I also still do a lot of the same things I've been doing for what seems like my whole life, but now, I just do them better. The grilled cheese sandwiches consisting of a slice of processed American cheese between two slices of Wonder bread, the ones I ate all through my childhood and into my college years, are thankfully, long gone. In my years as a fromagier, my grilled cheese sandwiches took on much more flare with bits and pieces of fancy cheese I would bring home from work but those sandwiches don't even compare to the ones I make these days. Now my grilled cheese sandwiches are much more compassionate and have even more class than before.

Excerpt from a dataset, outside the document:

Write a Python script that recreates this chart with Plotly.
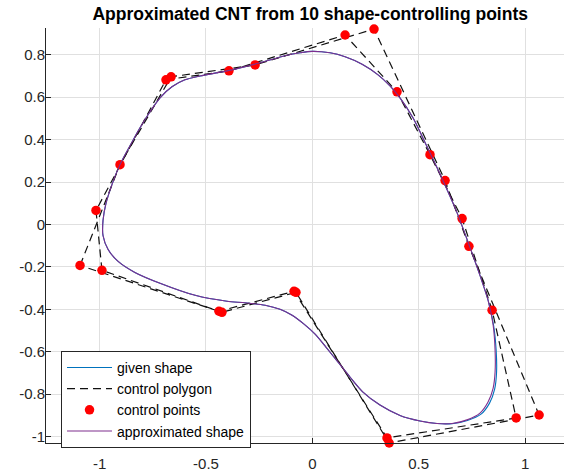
import plotly.graph_objects as go

# Outline of the given CNT cross-section (closed curve, clockwise from the top)
given_x = [-0.001, 0.083, 0.154, 0.234, 0.309, 0.365, 0.412, 0.473, 0.539, 0.614,
           0.680, 0.741, 0.788, 0.826, 0.852, 0.864, 0.866, 0.857, 0.833, 0.793,
           0.729, 0.657, 0.586, 0.506, 0.412, 0.318, 0.238, 0.177, 0.121, 0.064,
           0.013, -0.039, -0.095, -0.152, -0.222, -0.316, -0.401, -0.551, -0.716, -0.834,
           -0.913, -0.960, -0.984, -0.984, -0.970, -0.942, -0.904, -0.857, -0.810, -0.763,
           -0.716, -0.660, -0.599, -0.528, -0.401, -0.246, -0.128, -0.058]
given_y = [0.816, 0.809, 0.790, 0.755, 0.705, 0.653, 0.597, 0.503, 0.367, 0.207,
           0.056, -0.108, -0.240, -0.357, -0.475, -0.592, -0.696, -0.776, -0.842, -0.894,
           -0.924, -0.939, -0.938, -0.926, -0.900, -0.851, -0.790, -0.719, -0.649, -0.578,
           -0.517, -0.470, -0.428, -0.400, -0.381, -0.369, -0.362, -0.334, -0.277, -0.226,
           -0.174, -0.118, -0.052, 0.019, 0.099, 0.188, 0.282, 0.371, 0.456, 0.531,
           0.597, 0.649, 0.682, 0.700, 0.724, 0.762, 0.795, 0.809]

# Outline produced by the spline approximation
approx_x = [-0.001, 0.083, 0.154, 0.234, 0.309, 0.365, 0.412, 0.473, 0.539, 0.614,
            0.680, 0.741, 0.788, 0.826, 0.850, 0.859, 0.859, 0.850, 0.826, 0.788,
            0.727, 0.657, 0.586, 0.506, 0.412, 0.318, 0.238, 0.177, 0.121, 0.064,
            0.013, -0.039, -0.095, -0.152, -0.222, -0.316, -0.401, -0.551, -0.716, -0.834,
            -0.913, -0.960, -0.984, -0.984, -0.970, -0.942, -0.904, -0.857, -0.810, -0.763,
            -0.716, -0.660, -0.599, -0.528, -0.401, -0.246, -0.128, -0.058]
approx_y = [0.816, 0.809, 0.790, 0.755, 0.705, 0.653, 0.597, 0.503, 0.367, 0.207,
            0.056, -0.108, -0.240, -0.357, -0.475, -0.592, -0.696, -0.771, -0.837, -0.889,
            -0.921, -0.938, -0.938, -0.926, -0.900, -0.851, -0.790, -0.719, -0.649, -0.578,
            -0.517, -0.470, -0.428, -0.400, -0.381, -0.369, -0.362, -0.334, -0.277, -0.226,
            -0.174, -0.118, -0.052, 0.019, 0.099, 0.188, 0.282, 0.371, 0.456, 0.531,
            0.597, 0.649, 0.682, 0.700, 0.724, 0.762, 0.795, 0.809]

# Control points of the given shape
ctrl_given_x = [-0.989, -1.017, -0.688, -0.392, 0.154, 0.398, 0.553, 0.704, 0.845,
                0.958, 0.351, -0.086, -0.439]
ctrl_given_y = [-0.216, 0.066, 0.682, 0.724, 0.893, 0.625, 0.329, 0.028, -0.404,
                -0.912, -1.006, -0.315, -0.409]

# Control points of the approximated shape
ctrl_approx_x = [-1.092, -0.904, -0.664, -0.269, 0.290, 0.624, 0.736, 1.066,
                 0.361, -0.077, -0.425]
ctrl_approx_y = [-0.193, 0.282, 0.696, 0.752, 0.921, 0.207, -0.103, -0.898,
                 -1.030, -0.320, -0.414]

x_tick_vals = [-1, -0.5, 0, 0.5, 1]
x_tick_text = ["-1", "-0.5", "0", "0.5", "1"]
y_tick_vals = [-1, -0.8, -0.6, -0.4, -0.2, 0, 0.2, 0.4, 0.6, 0.8]
y_tick_text = ["-1", "-0.8", "-0.6", "-0.4", "-0.2", "0", "0.2", "0.4", "0.6", "0.8"]


def closed(values, start=0):
    """Return a closed loop of the points, beginning at index `start`."""
    values = list(values)
    loop = values[start:] + values[:start]
    return loop + [loop[0]]


# Begin the smoothed outlines on a nearly straight stretch so the seam is hidden
SEAM = 10

FONT = "Liberation Sans, Arial, Helvetica, sans-serif"
AXIS_COLOR = "#262626"
GRID_COLOR = "#e0e0e0"
DASH = "8px,5px"

fig = go.Figure()

fig.add_trace(go.Scatter(
    x=closed(given_x, SEAM), y=closed(given_y, SEAM), mode="lines", name="given shape",
    line=dict(color="#0072BD", width=1.1, shape="spline", smoothing=0.8),
))
fig.add_trace(go.Scatter(
    x=closed(ctrl_given_x), y=closed(ctrl_given_y), mode="lines", name="control polygon",
    line=dict(color="#111111", width=1.2, dash=DASH), legendgroup="poly",
))
fig.add_trace(go.Scatter(
    x=closed(ctrl_approx_x), y=closed(ctrl_approx_y), mode="lines", name="control polygon",
    line=dict(color="#111111", width=1.2, dash=DASH), legendgroup="poly", showlegend=False,
))
fig.add_trace(go.Scatter(
    x=ctrl_given_x + ctrl_approx_x, y=ctrl_given_y + ctrl_approx_y, mode="markers",
    name="control points", marker=dict(color="#ff0000", size=9.5, line=dict(width=0)),
    cliponaxis=False,
))
fig.add_trace(go.Scatter(
    x=closed(approx_x, SEAM), y=closed(approx_y, SEAM), mode="lines", name="approximated shape",
    line=dict(color="#7E2F8E", width=1.1, shape="spline", smoothing=0.8),
))

axis_common = dict(
    showgrid=True, gridcolor=GRID_COLOR, gridwidth=1, zeroline=False,
    showline=True, linecolor=AXIS_COLOR, linewidth=1, mirror=False,
    ticks="inside", ticklen=5, tickcolor=AXIS_COLOR, tickwidth=1,
    tickfont=dict(family=FONT, size=15, color=AXIS_COLOR),
)

fig.update_layout(
    width=564, height=472,
    margin=dict(l=46, r=0, t=28, b=29),
    paper_bgcolor="white", plot_bgcolor="white",
    title=dict(
        text="<b>Approximated CNT from 10 shape-controlling points</b>",
        x=0.51, xref="paper", xanchor="center",
        y=1 - 14 / 472, yref="container", yanchor="middle",
        font=dict(family=FONT, size=17.5, color="#000000"),
    ),
    xaxis=dict(range=[-1.252, 1.183], tickvals=x_tick_vals, ticktext=x_tick_text,
               ticklabelstandoff=7, **axis_common),
    yaxis=dict(range=[-1.03, 0.926], tickvals=y_tick_vals, ticktext=y_tick_text,
               ticklabelstandoff=-3, **axis_common),
    showlegend=True,
    legend=dict(
        x=0.029, y=0.222, xanchor="left", yanchor="top",
        bgcolor="white", bordercolor=AXIS_COLOR, borderwidth=1,
        font=dict(family=FONT, size=14, color="#000000"),
        itemwidth=45, tracegroupgap=0,
    ),
)

fig.write_html("out.html")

These lemon-lavender blackberry & ricotta grilled cheese sandwiches are a perfect example of that. Between two slices of toasty, golden french bread, you'll find a thick, chunky blackberry sauce, laced with lemon zest and dried lavender, and a luscious layer of macadamia-based ricotta. The sweet and tart sauce is the perfect match for the salty and umami-flavored, vegan ricotta. This season's bounty of fresh blackberries make this grilled cheese sandwich perfect for summer (though frozen blackberries make it perfect for any time of the year). It's both classy and absolutely, succulently delicious. It's the grilled cheese sandwich, all grown up.
- 2 cups fresh or frozen blackberries
- 1 tablespoon water
- 1 tablespoon fresh lemon juice
- 1 tablespoon agave syrup
- 1 tablespoon cornstarch or arrowroot powder
- 1 teaspoon dried lavender
- 1/2 teaspoon lemon zest
- 1/4 teaspoon salt
- 8 slices of bread
- vegan butter
- macadamia ricotta
- Combine the blackberries, water, lemon juice, agave syrup, cornstarch or arrowroot powder, lavender, lemon zest, and salt in a small pot and bring to a boil over high heat. Once, boiling, reduce to a simmer and let it simmer, stirring occasionally, for 5 to 7 minutes or until thickened. Remove from the heat.
- Take 2 slices of bread and on the sides that will be facing outwards, spread a thin layer of vegan butter. On the sides that will be facing the inside of the sandwich: spread a layer of macadamia ricotta on one slice and some of the blackberry sauce on the other. Put the two slices together to form a sandwich. Repeat with the remaining slices of bread and ingredients.
- Heat a large frying pan over medium heat. Place 1 to 2 sandwiches in the pan (however many will fit) and cook for a couple minutes on each side or until each side is golden and toasted. Repeat with the remaining sandwiches. Serve immediately. Leftover sauce and cheese can be refrigerated in an airtight container for 4 to 5 days. Enjoy!
If you make a fresh batch of macadamia ricotta for this recipe, you will have some leftover. You may have enough leftover blackberry sauce for 1 to 2 more sandwiches as well- you'll just need more bread. Alternatively, you can use the cheese on salads, pizzas, or other sandwiches, and the blackberry sauce is great on top of waffles or pancakes or even swirled into a smoothie.
What changes have you noticed as you've gotten older?